When grief sits heavy in the body. When work asks more than you feel you can give.

When the page begins to feel like one more demand instead of a place of refuge.

This is where a writer’s rhythm becomes essential.

Not the rhythm of perfection. Not the rhythm of productivity.

But the rhythm of continuance.

What Is a Writing Rhythm, Really?

A writing rhythm is not a schedule that locks you in: it is time you give yourself, it is a relationship you have with your imagination if you write fiction, the different versions of yourself if you write memoir, and the facts if you write non-fiction.

It sounds like:

  • I will meet the page, even if only briefly.

  • I will leave something behind, even if it is unfinished.

  • I will not abandon myself here.

Rhythm is what carries you when motivation disappears.

Three Ways Writers Build Rhythm (So the Work Can Hold Them Back)

1. Lower the Threshold

Rhythm breaks when expectations are too high.

Instead of:

  • “I need to write for an hour.”

Try:

  • One paragraph

  • One sentence

  • One honest line

Poets understand this instinctively. A single line can carry a lifetime.

When life is heavy, small becomes sacred.


2. Anchor Writing to Life, Not Escape From It

You do not need to step outside your life to write.

Your rhythm can live inside it:

  • A few lines before work

  • A voice note on your commute

  • A paragraph before bed

Writing is not separate from living. It is how we metabolize it.


3. Let the Body Set the Tempo

Rhythm is physical before it is intellectual.

Some days your writing will be:

  • Slow

  • Fragmented

  • Quiet

Other days:

  • Urgent

  • Full

  • Overflowing

Both are valid.

Writers block themselves when they try to force a tempo that does not match their body.

Poetry teaches us: the pause is part of the rhythm, too.


A Studio Practice

When you feel resistance, try this:

Today, my rhythm feels like…If I could meet the page honestly, I would say…

No pressure to continue.

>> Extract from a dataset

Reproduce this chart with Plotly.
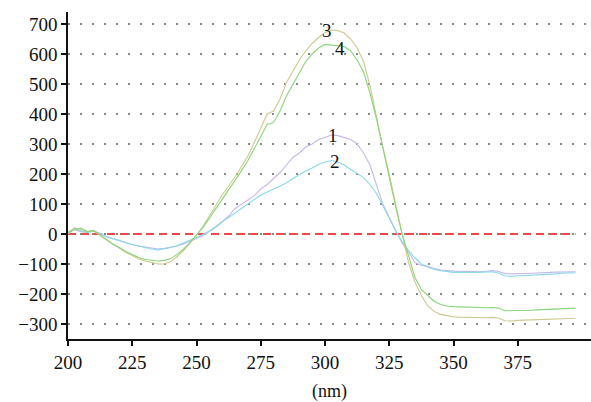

No pressure to make it meaningful.

Just begin.

Why This Matters

Because life will not slow down to make space for your writing.

But your rhythm can create space within your life.

And when you build that rhythm—gently, consistently—you are doing more than writing.

You are proving to yourself:

I can return. I can continue. I can write the work forward.

Stay with it, even now. Especially now.

In the Studio, we are not chasing perfection. We are building something that can hold us.

And that begins—again—with one line.